You need a website for your business. The question is: do you build it yourself using Wix or Squarespace, or do you hire someone? Most articles make this sound like a simple choice between "cheap but basic" and "expensive but good." The reality is messier than that.
Both options have hidden costs that people don't talk about. DIY platforms cost time you might not have. Professional agencies cost money you might not have. And there's a third option most people don't know exists. We offer professional websites from £35/month - see our packages if you want the easiest and most efficient option. Otherwise, let's work out what's actually right for your situation.
Quick Comparison: DIY vs Professional vs Pay-Monthly
Before diving into the details, here's how the three main options compare:
| Factor | DIY (Wix/Squarespace) | Agency (Professional) | Pay-Monthly (like ours) |
|---|---|---|---|
| Upfront cost | £0-£200 | £2,000-£10,000+ | £0-£500 |
| Monthly cost | £10-£30 | £50-£200 (hosting) | £35-£50 |
| Time to build | 10-40 hours (you) | 2-6 weeks (them) | 1-3 days (us) |
| Design quality | Template-based | Fully custom | Flexible templates |
| SEO included | Basic tools | Comprehensive | Comprehensive |
| Ongoing support | Self-service | Hourly rates | Included |
| Portability | Platform-locked | You own the code | Platform-locked |
That last row is important. We'll come back to it.
When a DIY Website Makes Sense
Let's be honest: sometimes building your own website is the right call. Not always, but sometimes.
DIY works well if you're:
- Just starting out with under £500 to spend
- Testing a business idea before committing properly
- Running a side project or hobby that isn't your main income
- Genuinely enjoy learning new tools and have time to spare
The pitch from Wix and Squarespace is appealing. Pick a template, drag some elements around, and you've got a website in a few hours. For personal blogs or simple "here's my phone number" sites, that can be enough.
The Real Cost of DIY
The monthly subscription (typically £10-£30) is just the beginning. What the platforms don't advertise is the time investment.
Most people underestimate how long it takes. Expect to spend 10-40 hours learning the platform, choosing templates, writing content, tweaking layouts, and troubleshooting problems. That's if everything goes smoothly.

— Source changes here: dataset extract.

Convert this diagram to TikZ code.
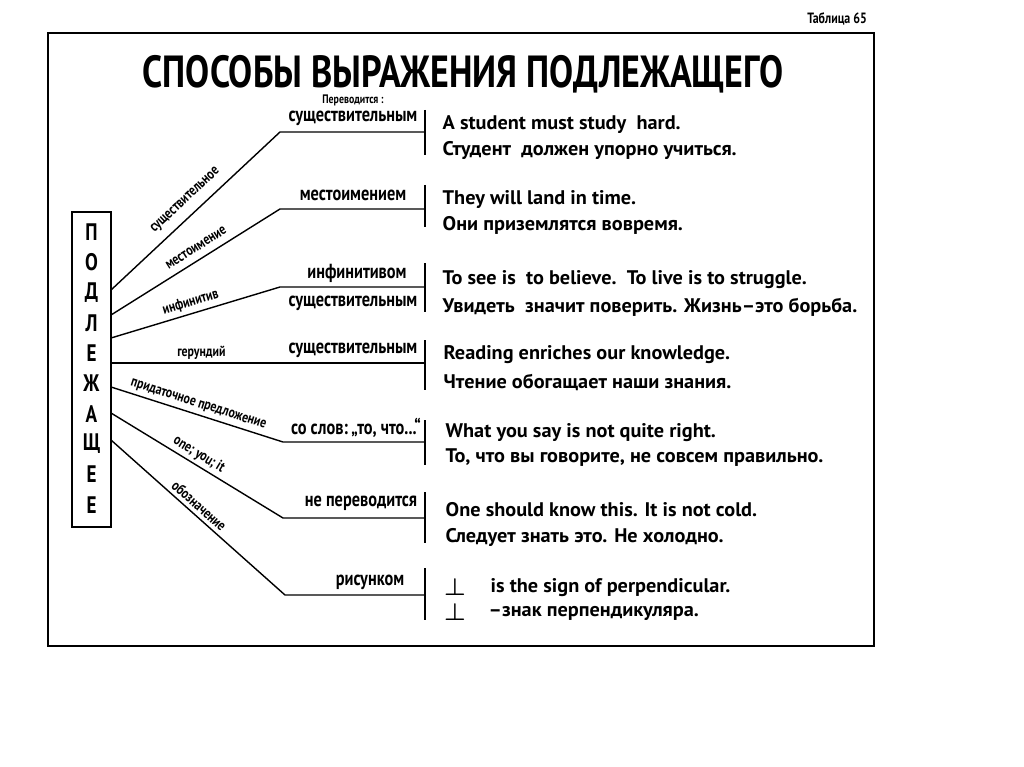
\documentclass[tikz,border=0pt]{standalone}
\usepackage{fontspec}
\setmainfont{PT Sans}[FakeStretch=0.8]
\newfontfamily\sentfont{PT Sans}[FakeStretch=1.03]
\usetikzlibrary{positioning}

\begin{document}
\begin{tikzpicture}[x=0.025cm, y=-0.025cm, line width=1pt,
    lbl/.style={font=\bfseries\fontsize{14.5}{16}\selectfont, inner sep=0pt},
    way/.style={font=\bfseries\fontsize{10.5}{11}\selectfont, sloped, above, inner xsep=0pt},
    sent/.style={font=\sentfont\bfseries\fontsize{14}{16}\selectfont, anchor=west, inner sep=0pt},
    bar/.style={line width=1.5pt}]

	\useasboundingbox (0,0) rectangle (1024,767);

	% frame and title
	\draw[line width=1.4pt] (48,33) rectangle (874,646);
	\node[font=\bfseries\fontsize{10.6}{12}\selectfont, anchor=south east, inner sep=1pt] (tab) at (869,27) {Таблица 65};
	\node[font=\bfseries\fontsize{32}{34}\selectfont] (title) at (463,74) {СПОСОБЫ ВЫРАЖЕНИЯ ПОДЛЕЖАЩЕГО};

	% subject box
	\node[draw, line width=1.4pt, minimum width=0.975cm, minimum height=7.875cm, inner sep=0pt] (subj) at (91.5,369.5) {};
	\foreach \l [count=\k] in {П,О,Д,Л,Е,Ж,А,Щ,Е,Е}{
		\node[font=\bfseries\fontsize{17}{17}\selectfont] (let\k) at (91.5,{232+30.3*(\k-1)}) {\l};
	}

	% branches
	\foreach \i/\sy/\bx/\by/\bt/\bb/\w/\p/\d in {
		1/290/280/132/110/155/существительное/0.5/6pt,
		2/315/280/209/185/227/местоимение/0.54/5pt,
		3/338/280/287/263/312/инфинитив/0.49/2.5pt,
		4/363/280/363/340/390/герундий/0.535/2pt,
		5/387/283/442/420/465/придаточное предложение/0.49/2.5pt,
		6/413/283/518/492/543/one; you; it/0.48/2pt,
		7/440/285/595/568/620/обозначение/0.47/2.5pt}{
		\coordinate (s\i) at (111,\sy);
		\coordinate (b\i) at (\bx,\by);
		\coordinate (e\i) at (425,\by);
		\coordinate (t\i) at (425,\bt);
		\coordinate (u\i) at (425,\bb);
		\draw (s\i) -- node[way, pos=\p, inner ysep=\d] (w\i) {\w} (b\i) -- (e\i);
		\draw[bar] (t\i) -- (u\i);
	}

	% how it is translated
	\node[font=\bfseries\fontsize{8.75}{10}\selectfont] (tr) at (353,100) {Переводится :};
	\node[lbl] (r1) at (353,118) {существительным};
	\node[lbl] (r2) at (353,195) {местоимением};
	\node[lbl] (r3) at (357,273) {инфинитивом};
	\node[lbl] (r3b) at (353,303) {существительным};
	\node[lbl] (r4) at (353,350) {существительным};
	\node[lbl] (r5) at (356,428) {со слов:\,„то, что...“};
	\node[lbl] (r6) at (361,503) {не переводится};
	\node[lbl] (r7) at (370,582) {рисунком};

	% examples
	\node[sent] (x1a) at (442,125) {A student must study\ \ hard.};
	\node[sent] (x1b) at (442,150) {Студент\ \ должен упорно учиться.};
	\node[sent] (x2a) at (442,200) {They will land in time.};
	\node[sent] (x2b) at (442,225) {Они приземлятся вовремя.};
	\node[sent] (x3a) at (442,280) {To see is\ \ to believe.\ \ To live is to struggle.};
	\node[sent] (x3b) at (442,307) {Увидеть\ \ значит поверить. Жизнь–это борьба.};
	\node[sent] (x4a) at (443,355) {Reading enriches our knowledge.};
	\node[sent] (x4b) at (443,382) {Чтение обогащает наши знания.};
	\node[sent] (x5a) at (445,433) {What you say is not quite right.};
	\node[sent] (x5b) at (445,458) {То, что вы говорите, не совсем правильно.};
	\node[sent] (x6a) at (445,510) {One should know this. It is not cold.};
	\node[sent] (x6b) at (445,537) {Следует знать это. Не холодно.};
	\node[font=\fontsize{16}{16}\selectfont\boldmath, inner sep=0pt] (p7a) at (455,587) {$\perp$};
	\node[sent] (x7a) at (490,588) {is the sign of perpendicular.};
	\node[font=\fontsize{16}{16}\selectfont\boldmath, inner sep=0pt] (p7b) at (455,612) {$\perp$};
	\node[sent] (x7b) at (488,613) {–знак перпендикуляра.};

\end{tikzpicture}
\end{document}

Here's the calculation nobody does: if your time is worth £30 an hour (conservative for a business owner), spending 20 hours on your website costs £600 in opportunity cost. That's money you could have earned doing what you're actually good at.
Then there's ongoing maintenance. Every time you need to update something, you're back in the builder, trying to remember how it works.
When You Need a Professional Website
At some point, DIY stops making sense. Usually, that point comes faster than people expect.
Consider professional help if:
- Your website is your main source of customers
- You've tried DIY and hit frustrating limitations
- You've received quotes for professional work and wondered if they're worth it
- Your time is genuinely more valuable spent elsewhere
Research consistently shows that people judge a business's credibility partly by how their website looks. If potential customers are deciding whether to trust you based on your site's appearance, a template that screams "I made this myself" might be costing you business.
What Professional Actually Costs
Traditional agency pricing sits somewhere between £2,000 and £10,000 for a small business website. Complex sites with custom functionality can go much higher. That's a significant upfront investment, especially for a new business.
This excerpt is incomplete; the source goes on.